• _What the task requires_
Don't include pictures. Quote the lines below from the first through the line that contains "import plotly.graph_objects as go".

§

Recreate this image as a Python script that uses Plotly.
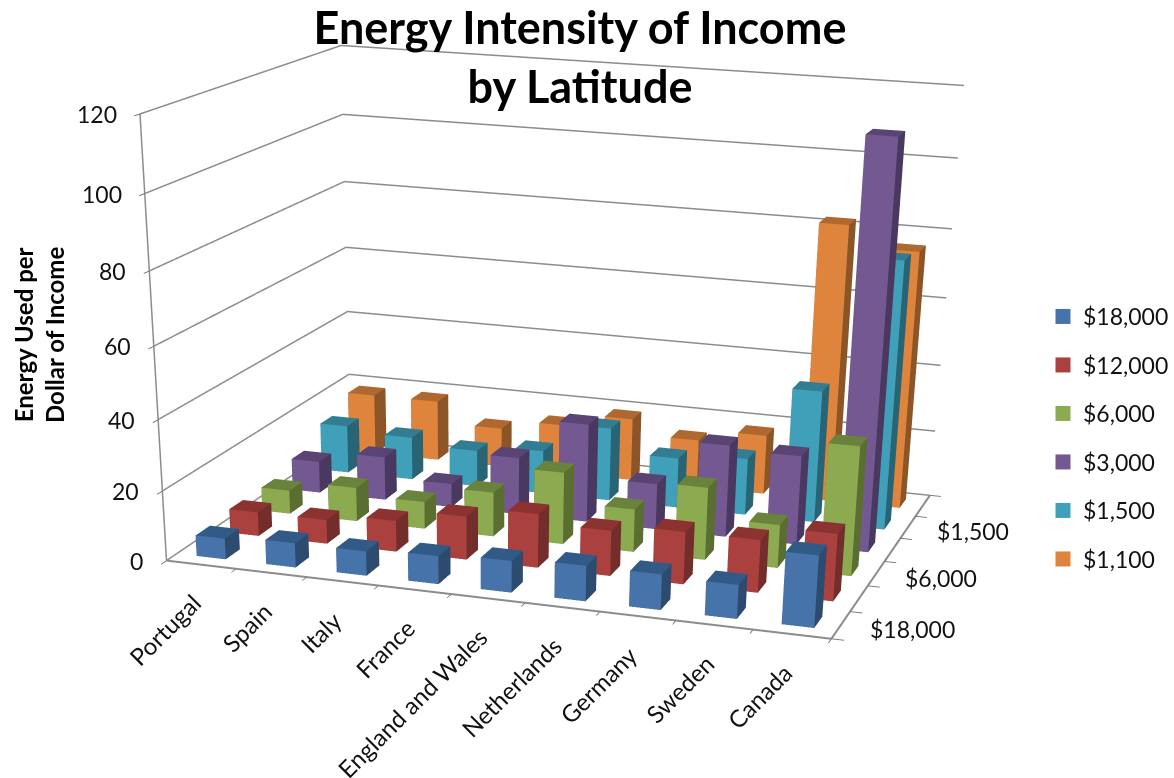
import plotly.graph_objects as go

categories = ["Portugal", "Spain", "Italy", "France", "England and Wales",
              "Netherlands", "Germany", "Sweden", "Canada"]
income_18000 = [6, 7, 7, 8, 9, 10, 10, 9.5, 20]
income_12000 = [7, 7, 9, 12.5, 15.5, 13, 15, 15, 19]
income_6000 = [7, 10, 8, 13, 21, 12.5, 21, 12.5, 37]
income_3000 = [9.5, 13, 7, 17, 29, 13.5, 27, 26, 115]
income_1500 = [14.5, 13, 11, 13, 22, 15, 17, 39, 78]
income_1100 = [18.5, 18.5, 12, 15, 19, 14.5, 18, 82, 76]
series_names = ["$18,000", "$12,000", "$6,000", "$3,000", "$1,500", "$1,100"]
series_values = [income_18000, income_12000, income_6000, income_3000, income_1500, income_1100]
front_colors = ["#4674AA", "#AA413E", "#8CAA50", "#735891", "#41A0B9", "#DE843C"]
top_colors = ["#325A87", "#8C3230", "#69823C", "#5A4473", "#327D91", "#AF6930"]
side_colors = ["#2D4B6E", "#732D2B", "#5A6E32", "#49385F", "#286473", "#8C5528"]
z_ticks = [0, 20, 40, 60, 80, 100, 120]
depth_labels = {0: "$18,000", 2: "$6,000", 4: "$1,500"}

# The tall figure keeps the lens centre well below the visible part of the page.
W, H = 1174, 2200
BAR = 0.42
GRID = "#8C8C8C"


def bar_mesh(values, row):
    xs, ys, zs, i_, j_, k_, fc = [], [], [], [], [], [], []
    faces = [((0, 1, 5, 4), front_colors), ((1, 2, 6, 5), side_colors), ((4, 5, 6, 7), top_colors),
             ((3, 0, 4, 7), side_colors), ((2, 3, 7, 6), side_colors)]
    for col, v in enumerate(values):
        x0, x1 = col + 0.5 - BAR / 2, col + 0.5 + BAR / 2
        y0, y1 = row + 0.5 - BAR / 2, row + 0.5 + BAR / 2
        base = len(xs)
        xs += [x0, x1, x1, x0, x0, x1, x1, x0]
        ys += [y0, y0, y1, y1, y0, y0, y1, y1]
        zs += [0, 0, 0, 0, v, v, v, v]
        for (a, b, c, d), palette in faces:
            i_ += [base + a, base + a]
            j_ += [base + b, base + c]
            k_ += [base + c, base + d]
            fc += [palette[row], palette[row]]
    return xs, ys, zs, i_, j_, k_, fc


fig = go.Figure()
for row, (name, vals) in enumerate(zip(series_names, series_values)):
    xs, ys, zs, i_, j_, k_, fc = bar_mesh(vals, row)
    fig.add_trace(go.Mesh3d(x=xs, y=ys, z=zs, i=i_, j=j_, k=k_, facecolor=fc, flatshading=True,
                            lighting=dict(ambient=1, diffuse=0, specular=0, roughness=1, fresnel=0),
                            name=name, showlegend=False, legendgroup=name, hoverinfo="name"))
    fig.add_trace(go.Scatter3d(x=[None], y=[None], z=[None], mode="markers", name=name, legendgroup=name,
                               marker=dict(symbol="square", size=15, color=front_colors[row]), showlegend=True))

# Gridlines run along the left and back walls at every z tick.
for v in z_ticks:
    fig.add_trace(go.Scatter3d(x=[0, 0, 9], y=[0, 6, 6], z=[v, v, v], mode="lines",
                               line=dict(color=GRID, width=3), showlegend=False, hoverinfo="skip"))
fig.add_trace(go.Scatter3d(x=[0, 0], y=[0, 0], z=[0, 120], mode="lines",
                           line=dict(color=GRID, width=3), showlegend=False, hoverinfo="skip"))
fig.add_trace(go.Scatter3d(x=[0, 9, 9], y=[0, 0, 6], z=[0, 0, 0], mode="lines",
                           line=dict(color=GRID, width=4), showlegend=False, hoverinfo="skip"))

font = dict(family="Lato", size=23, color="#111")
notes = []
for i, c in enumerate(categories):
    notes.append(dict(x=i + 0.5, y=0, z=0, text=c, textangle=-45, xanchor="right", yanchor="top",
                      showarrow=False, xshift=8, yshift=-21, font=dict(family="Lato", size=24, color="#111")))
for r, t in depth_labels.items():
    notes.append(dict(x=9, y=r + 0.5, z=0, text=t, xanchor="left", yanchor="middle",
                      showarrow=False, xshift=27, yshift=-4, font=font))
for v in z_ticks:
    notes.append(dict(x=0, y=0, z=v, text=str(v), xanchor="right", yanchor="middle",
                      showarrow=False, xshift=-21, font=font))

axis_common = dict(showbackground=False, showspikes=False, title=dict(text=""), showticklabels=False,
                   showline=False, ticks="outside", ticklen=10, tickcolor="#707070", tickwidth=2,
                   zeroline=False, showgrid=False)
fig.update_layout(
    width=W, height=H, margin=dict(l=0, r=0, t=0, b=0, autoexpand=False), paper_bgcolor="white",
    title=dict(text="<b>Energy Intensity of Income<br>by Latitude</b>", x=580 / W, xanchor="center",
               y=1 - 44 / H, yanchor="top", font=dict(family="Lato", size=45, color="#000")),
    legend=dict(x=1043 / W, xanchor="left", y=1 - 295 / H, yanchor="top", font=font,
                tracegroupgap=15.6, traceorder="grouped", bgcolor="rgba(0,0,0,0)"),
    annotations=[dict(x=39 / W, y=1 - 335 / H, xref="paper", yref="paper", xanchor="center", yanchor="middle",
                      text="<b>Energy Used per<br>Dollar of Income</b>", textangle=-90, showarrow=False,
                      font=dict(family="Lato", size=24, color="#000"))],
    scene=dict(domain=dict(x=[0, 1], y=[0, 1]), aspectmode="manual", dragmode="orbit",
               aspectratio=dict(x=1.6035, y=1.183, z=1.0),
               camera=dict(eye=dict(x=1.896, y=-6.1443, z=1.4474), center=dict(x=0.3347, y=-0.8393, z=-1.621),
                           up=dict(x=-0.0183, y=-0.0056, z=1.0), projection=dict(type="perspective")),
               xaxis=dict(range=[0, 9], tickvals=list(range(10)), **axis_common),
               yaxis=dict(range=[0, 6], tickvals=list(range(7)), **axis_common),
               zaxis=dict(range=[0, 120], tickvals=z_ticks, **axis_common),
               annotations=notes))
fig.write_html("out.html", config=dict(displayModeBar=False))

§

• _Solution to this task_
Recreate this image as a Python script that uses Plotly.
import plotly.graph_objects as go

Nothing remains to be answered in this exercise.